Pick out the lines below with "matplotlib" and list them.

--- START OF DATA ---

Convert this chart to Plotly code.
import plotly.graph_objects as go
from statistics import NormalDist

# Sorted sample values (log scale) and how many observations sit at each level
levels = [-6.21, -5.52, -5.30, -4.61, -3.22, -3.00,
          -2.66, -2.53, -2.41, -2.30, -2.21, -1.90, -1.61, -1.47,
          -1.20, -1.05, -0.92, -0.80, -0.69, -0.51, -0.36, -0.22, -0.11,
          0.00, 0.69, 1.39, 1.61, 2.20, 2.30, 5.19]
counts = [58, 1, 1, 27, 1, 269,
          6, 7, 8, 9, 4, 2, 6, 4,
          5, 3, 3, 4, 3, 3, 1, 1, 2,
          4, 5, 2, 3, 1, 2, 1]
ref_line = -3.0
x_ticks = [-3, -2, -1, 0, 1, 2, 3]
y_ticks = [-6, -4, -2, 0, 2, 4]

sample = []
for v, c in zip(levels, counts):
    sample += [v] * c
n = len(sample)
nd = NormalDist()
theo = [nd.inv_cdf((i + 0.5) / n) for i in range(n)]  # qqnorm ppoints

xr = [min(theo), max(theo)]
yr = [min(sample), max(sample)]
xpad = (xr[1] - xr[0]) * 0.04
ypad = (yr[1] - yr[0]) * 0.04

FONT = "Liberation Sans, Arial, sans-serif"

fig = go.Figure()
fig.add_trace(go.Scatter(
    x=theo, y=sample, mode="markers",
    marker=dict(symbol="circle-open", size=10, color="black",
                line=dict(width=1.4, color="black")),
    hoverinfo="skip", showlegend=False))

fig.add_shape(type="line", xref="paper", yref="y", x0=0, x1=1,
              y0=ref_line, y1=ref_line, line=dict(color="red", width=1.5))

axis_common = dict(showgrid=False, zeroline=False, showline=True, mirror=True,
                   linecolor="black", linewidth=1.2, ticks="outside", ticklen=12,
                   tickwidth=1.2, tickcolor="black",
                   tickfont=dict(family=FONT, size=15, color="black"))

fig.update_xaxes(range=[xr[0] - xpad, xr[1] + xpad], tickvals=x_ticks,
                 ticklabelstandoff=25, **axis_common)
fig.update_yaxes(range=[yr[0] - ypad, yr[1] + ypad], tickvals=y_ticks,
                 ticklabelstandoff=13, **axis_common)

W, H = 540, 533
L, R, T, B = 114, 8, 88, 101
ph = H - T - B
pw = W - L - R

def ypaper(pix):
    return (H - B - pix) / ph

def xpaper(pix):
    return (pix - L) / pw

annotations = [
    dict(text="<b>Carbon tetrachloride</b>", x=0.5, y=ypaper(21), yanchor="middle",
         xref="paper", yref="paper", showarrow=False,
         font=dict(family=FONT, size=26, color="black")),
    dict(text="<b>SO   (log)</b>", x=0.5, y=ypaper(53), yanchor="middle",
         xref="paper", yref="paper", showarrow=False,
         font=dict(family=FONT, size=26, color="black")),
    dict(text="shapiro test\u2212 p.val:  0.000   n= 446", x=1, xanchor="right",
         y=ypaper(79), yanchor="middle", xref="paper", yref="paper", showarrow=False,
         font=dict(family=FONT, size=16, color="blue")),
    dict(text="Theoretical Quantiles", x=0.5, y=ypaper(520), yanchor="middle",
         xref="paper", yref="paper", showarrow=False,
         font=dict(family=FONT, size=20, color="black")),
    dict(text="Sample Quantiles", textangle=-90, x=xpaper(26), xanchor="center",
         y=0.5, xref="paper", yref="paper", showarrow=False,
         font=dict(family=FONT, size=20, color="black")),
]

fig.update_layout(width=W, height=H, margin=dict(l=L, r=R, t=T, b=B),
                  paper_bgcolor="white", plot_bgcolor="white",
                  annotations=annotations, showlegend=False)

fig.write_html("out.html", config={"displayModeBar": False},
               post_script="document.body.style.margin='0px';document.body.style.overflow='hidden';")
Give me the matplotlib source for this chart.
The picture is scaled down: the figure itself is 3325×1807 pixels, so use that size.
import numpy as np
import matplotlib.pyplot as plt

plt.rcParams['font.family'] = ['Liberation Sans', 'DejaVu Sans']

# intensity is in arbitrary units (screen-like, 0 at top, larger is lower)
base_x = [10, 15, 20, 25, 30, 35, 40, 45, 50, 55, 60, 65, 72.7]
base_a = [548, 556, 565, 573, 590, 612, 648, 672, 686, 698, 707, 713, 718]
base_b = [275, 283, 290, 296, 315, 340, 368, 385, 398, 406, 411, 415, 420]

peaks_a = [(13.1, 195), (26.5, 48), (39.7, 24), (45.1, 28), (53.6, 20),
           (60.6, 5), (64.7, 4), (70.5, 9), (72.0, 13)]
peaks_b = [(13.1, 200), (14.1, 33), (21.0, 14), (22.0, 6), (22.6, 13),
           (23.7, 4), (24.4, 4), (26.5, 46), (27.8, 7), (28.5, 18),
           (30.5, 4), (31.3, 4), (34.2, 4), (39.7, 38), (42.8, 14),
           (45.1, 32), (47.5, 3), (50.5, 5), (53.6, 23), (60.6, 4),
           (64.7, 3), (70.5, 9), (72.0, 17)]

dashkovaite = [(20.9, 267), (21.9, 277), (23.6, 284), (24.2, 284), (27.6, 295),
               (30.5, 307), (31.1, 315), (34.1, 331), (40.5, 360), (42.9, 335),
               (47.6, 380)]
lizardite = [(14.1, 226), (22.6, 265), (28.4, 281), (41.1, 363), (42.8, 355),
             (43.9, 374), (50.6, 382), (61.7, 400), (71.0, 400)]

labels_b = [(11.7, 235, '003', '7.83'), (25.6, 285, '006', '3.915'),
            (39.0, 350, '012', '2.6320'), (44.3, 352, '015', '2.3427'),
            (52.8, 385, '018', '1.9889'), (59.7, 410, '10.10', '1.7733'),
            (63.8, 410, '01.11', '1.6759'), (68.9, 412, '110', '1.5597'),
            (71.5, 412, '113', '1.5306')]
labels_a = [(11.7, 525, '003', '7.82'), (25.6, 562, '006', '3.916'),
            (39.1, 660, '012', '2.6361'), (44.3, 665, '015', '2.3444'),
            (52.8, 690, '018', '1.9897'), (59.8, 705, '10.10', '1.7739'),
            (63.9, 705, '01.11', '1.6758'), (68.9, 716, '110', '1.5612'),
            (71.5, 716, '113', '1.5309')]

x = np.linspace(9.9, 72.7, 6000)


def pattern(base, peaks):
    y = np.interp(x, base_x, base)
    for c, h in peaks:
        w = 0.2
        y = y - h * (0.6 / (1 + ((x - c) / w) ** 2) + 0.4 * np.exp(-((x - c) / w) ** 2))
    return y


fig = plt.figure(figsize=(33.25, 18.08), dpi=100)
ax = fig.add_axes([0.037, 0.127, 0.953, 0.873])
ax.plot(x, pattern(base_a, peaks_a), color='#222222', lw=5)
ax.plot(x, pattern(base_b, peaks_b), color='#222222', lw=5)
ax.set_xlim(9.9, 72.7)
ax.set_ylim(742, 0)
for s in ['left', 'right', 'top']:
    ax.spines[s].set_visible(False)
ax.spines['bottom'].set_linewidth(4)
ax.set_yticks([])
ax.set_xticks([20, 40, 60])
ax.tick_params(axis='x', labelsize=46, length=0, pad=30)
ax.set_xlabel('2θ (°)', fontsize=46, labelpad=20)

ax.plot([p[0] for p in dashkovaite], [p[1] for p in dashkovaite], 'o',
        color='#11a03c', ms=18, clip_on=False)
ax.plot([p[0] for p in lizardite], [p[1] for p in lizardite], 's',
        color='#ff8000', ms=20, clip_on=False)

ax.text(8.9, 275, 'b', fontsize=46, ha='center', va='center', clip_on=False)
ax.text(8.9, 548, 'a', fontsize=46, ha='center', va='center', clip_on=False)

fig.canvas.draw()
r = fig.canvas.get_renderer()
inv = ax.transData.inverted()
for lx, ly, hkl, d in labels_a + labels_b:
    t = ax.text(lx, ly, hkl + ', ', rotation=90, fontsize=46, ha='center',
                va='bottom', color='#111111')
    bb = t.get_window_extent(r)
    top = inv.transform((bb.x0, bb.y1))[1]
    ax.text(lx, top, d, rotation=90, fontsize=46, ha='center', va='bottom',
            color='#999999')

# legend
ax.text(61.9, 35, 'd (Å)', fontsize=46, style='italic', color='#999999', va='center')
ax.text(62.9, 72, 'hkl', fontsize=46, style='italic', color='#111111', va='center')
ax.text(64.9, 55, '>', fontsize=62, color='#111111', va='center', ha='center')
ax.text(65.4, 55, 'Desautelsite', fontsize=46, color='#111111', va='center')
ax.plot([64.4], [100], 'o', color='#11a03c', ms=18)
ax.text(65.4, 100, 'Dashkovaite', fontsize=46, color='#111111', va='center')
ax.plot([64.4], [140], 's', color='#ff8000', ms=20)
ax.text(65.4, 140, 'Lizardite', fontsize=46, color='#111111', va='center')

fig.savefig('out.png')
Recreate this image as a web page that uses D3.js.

--- END OF DATA ---

◆ **ANSWER FOR THIS EXERCISE**
Give me the matplotlib source for this chart.
import matplotlib.pyplot as plt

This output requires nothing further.